A tal proposito, si evidenzia che la diversa legittimazione del debitore volta alla proposizione, in nome e nell’interesse proprio, del citato reclamo fallimentare ex articolo 26 L.F. (oggi trasposto nell’articolo 124 del CCII) non è finalizzata ad evitare al medesimo il pregiudizio derivante dal disinteresse manifestato dagli organi della procedura nei confronti di diritti patrimoniali che, benché sottoposti ai poteri di disposizione e amministrazione della procedura, restano pur sempre nella titolarità di tale soggetto.

Attraverso tale azione viene, piuttosto, assicurato al fallito – attraverso il sistema di tutele incidente sugli atti degli organi fallimentari (segnatamente, del giudice delegato) – il controllo della regolarità della procedura concorsuale e, quindi, garantita la possibilità di ottenere la declaratoria di invalidità di un atto di disposizione del suo patrimonio che il curatore ha concorso a porre in essere.

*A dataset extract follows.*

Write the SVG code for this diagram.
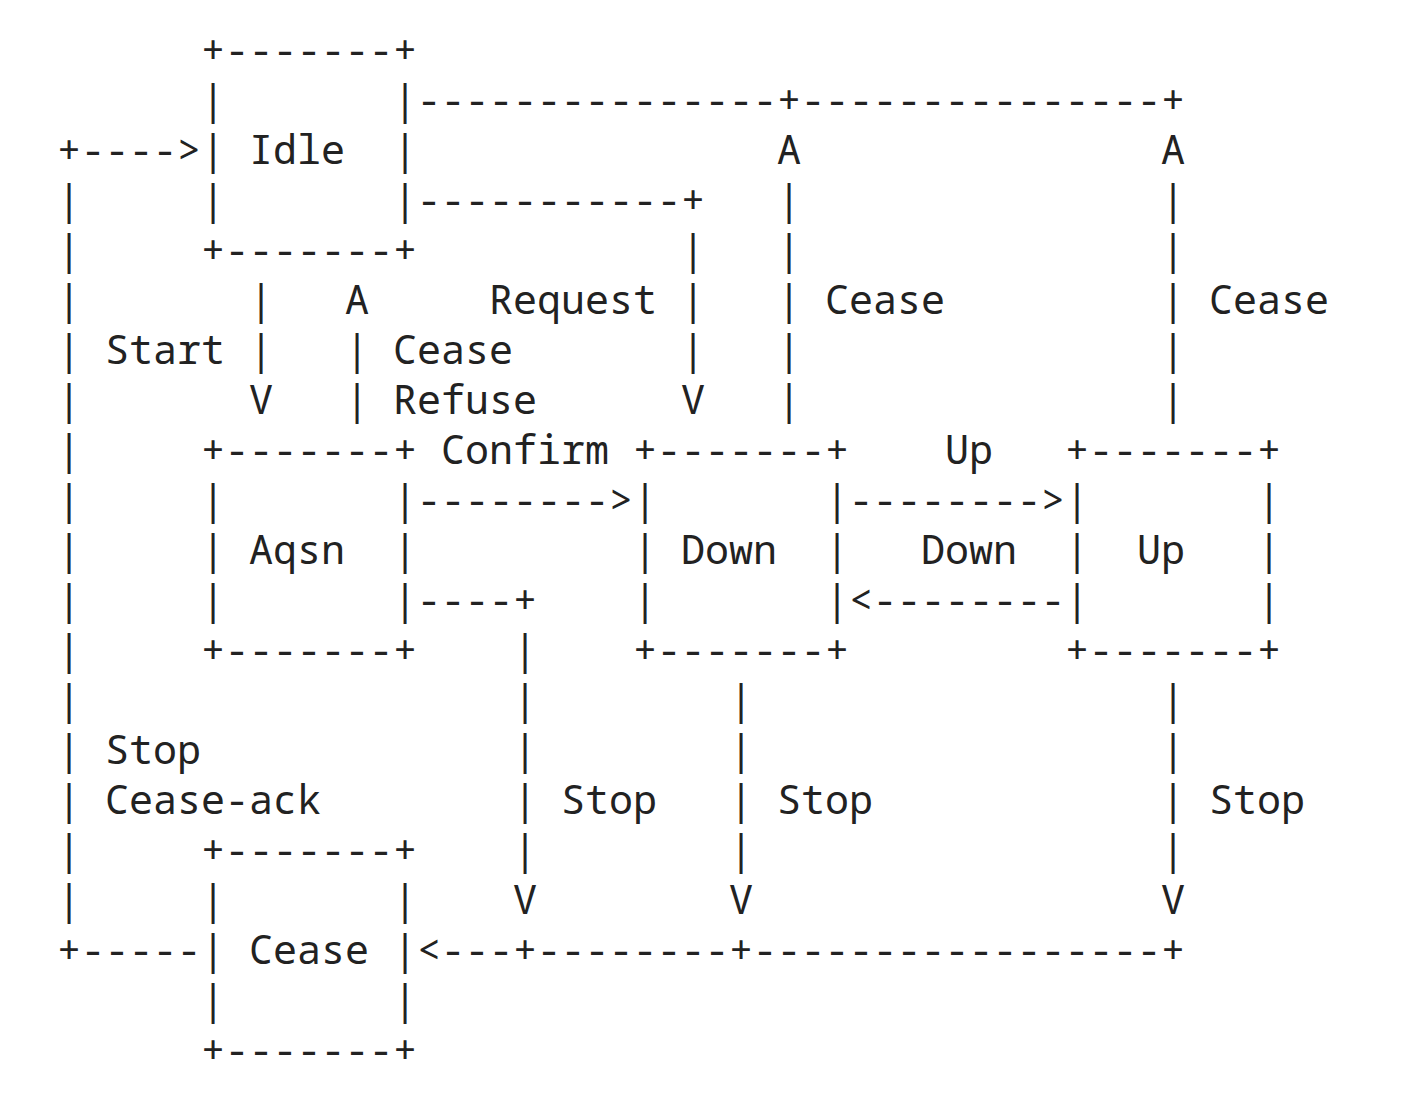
<svg xmlns="http://www.w3.org/2000/svg" width="1424" height="1103" viewBox="0 0 1424 1103">
<style>
text{font-family:"Noto Sans Mono","DejaVu Sans Mono","Liberation Mono",monospace;font-size:40px;fill:#222;white-space:pre}
</style>
<rect width="1424" height="1103" fill="#fff"/>
<g id="node-idle">
<text x="201" y="64">+-------+</text>
<text x="201" y="114">|       |</text>
<text x="201" y="164">| Idle  |</text>
<text x="201" y="214">|       |</text>
<text x="201" y="264">+-------+</text>
</g>
<g id="node-aqsn">
<text x="201" y="464">+-------+</text>
<text x="201" y="514">|       |</text>
<text x="201" y="564">| Aqsn  |</text>
<text x="201" y="614">|       |</text>
<text x="201" y="664">+-------+</text>
</g>
<g id="node-down">
<text x="633" y="464">+-------+</text>
<text x="633" y="514">|       |</text>
<text x="633" y="564">| Down  |</text>
<text x="633" y="614">|       |</text>
<text x="633" y="664">+-------+</text>
</g>
<g id="node-up">
<text x="1065" y="464">+-------+</text>
<text x="1065" y="514">|       |</text>
<text x="1065" y="564">|  Up   |</text>
<text x="1065" y="614">|       |</text>
<text x="1065" y="664">+-------+</text>
</g>
<g id="node-cease">
<text x="201" y="864">+-------+</text>
<text x="201" y="914">|       |</text>
<text x="201" y="964">| Cease |</text>
<text x="201" y="1014">|       |</text>
<text x="201" y="1064">+-------+</text>
</g>
<g id="connectors">
<text x="417" y="114">---------------+---------------+</text>
<text x="57" y="164">+----&gt;</text><text x="777" y="164">A</text><text x="1161" y="164">A</text>
<text x="57" y="214">|</text><text x="417" y="214">-----------+</text><text x="777" y="214">|</text><text x="1161" y="214">|</text>
<text x="57" y="264">|</text><text x="681" y="264">|</text><text x="777" y="264">|</text><text x="1161" y="264">|</text>
<text x="57" y="314">|</text><text x="249" y="314">|</text><text x="345" y="314">A</text><text x="489" y="314">Request</text><text x="681" y="314">|</text><text x="777" y="314">|</text><text x="825" y="314">Cease</text><text x="1161" y="314">|</text><text x="1209" y="314">Cease</text>
<text x="57" y="364">|</text><text x="105" y="364">Start</text><text x="249" y="364">|</text><text x="345" y="364">|</text><text x="393" y="364">Cease</text><text x="681" y="364">|</text><text x="777" y="364">|</text><text x="1161" y="364">|</text>
<text x="57" y="414">|</text><text x="249" y="414">V</text><text x="345" y="414">|</text><text x="393" y="414">Refuse</text><text x="681" y="414">V</text><text x="777" y="414">|</text><text x="1161" y="414">|</text>
<text x="57" y="464">|</text><text x="441" y="464">Confirm</text><text x="945" y="464">Up</text>
<text x="57" y="514">|</text><text x="417" y="514">--------&gt;</text><text x="849" y="514">--------&gt;</text>
<text x="57" y="564">|</text><text x="921" y="564">Down</text>
<text x="57" y="614">|</text><text x="417" y="614">----+</text><text x="849" y="614">&lt;--------</text>
<text x="57" y="664">|</text><text x="513" y="664">|</text>
<text x="57" y="714">|</text><text x="513" y="714">|</text><text x="729" y="714">|</text><text x="1161" y="714">|</text>
<text x="57" y="764">|</text><text x="105" y="764">Stop</text><text x="513" y="764">|</text><text x="729" y="764">|</text><text x="1161" y="764">|</text>
<text x="57" y="814">|</text><text x="105" y="814">Cease-ack</text><text x="513" y="814">|</text><text x="561" y="814">Stop</text><text x="729" y="814">|</text><text x="777" y="814">Stop</text><text x="1161" y="814">|</text><text x="1209" y="814">Stop</text>
<text x="57" y="864">|</text><text x="513" y="864">|</text><text x="729" y="864">|</text><text x="1161" y="864">|</text>
<text x="57" y="914">|</text><text x="513" y="914">V</text><text x="729" y="914">V</text><text x="1161" y="914">V</text>
<text x="57" y="964">+-----</text><text x="417" y="964">&lt;---+--------+-----------------+</text>
</g>
</svg>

Deve in conclusione ritenersi che la legittimazione suppletiva del fallito operi allorquando entrino in gioco gli interessi patrimoniali del debitore, in relazione ai quali gli organi fallimentari non hanno mostrato alcuna attenzione e non allorquando si faccia questione dell’impugnativa di atti della procedura, rispetto ai quali l’ordinamento appresta lo speciale rimedio del reclamo fallimentare.

Sul tema, doveroso appare compiere un cenno al caso del contribuente assoggettato a procedura concorsuale liquidatoria su cui si è, come noto, pronunciata recentemente la Suprema Corte attraverso l’ordinanza n. 25373/2022, con cui sono stati rimessi gli atti al Primo Presidente, al fine di valutare la devoluzione alle Sezioni Unite della questione relativa alla legittimazione – straordinaria e succedanea del fallito – ad impugnare atti impositivi in costanza di procedura e attinenti a crediti concorsuali in caso di inerzia del curatore.

Il principio che verrà affermato – e di cui non può che restarsi in trepidante attesa – potrà avere effetti anche al di fuori della materia tributaria, poiché la questione riguarda “sia il presupposto della legittimazione straordinaria del contribuente insolvente” – chiarendo, quindi, se rilevi la mera inerzia del curatore, intesa come omesso ricorso alla tutela giurisdizionale, ovvero se occorra accertare se l’inerzia sia o meno frutto di una valutazione ponderata da parte degli organi della procedura concorsuale – “sia gli effetti di tale soluzione sulla natura dell’eccezione di difetto di legittimazione e sulle difese”, al riguardo, del contribuente.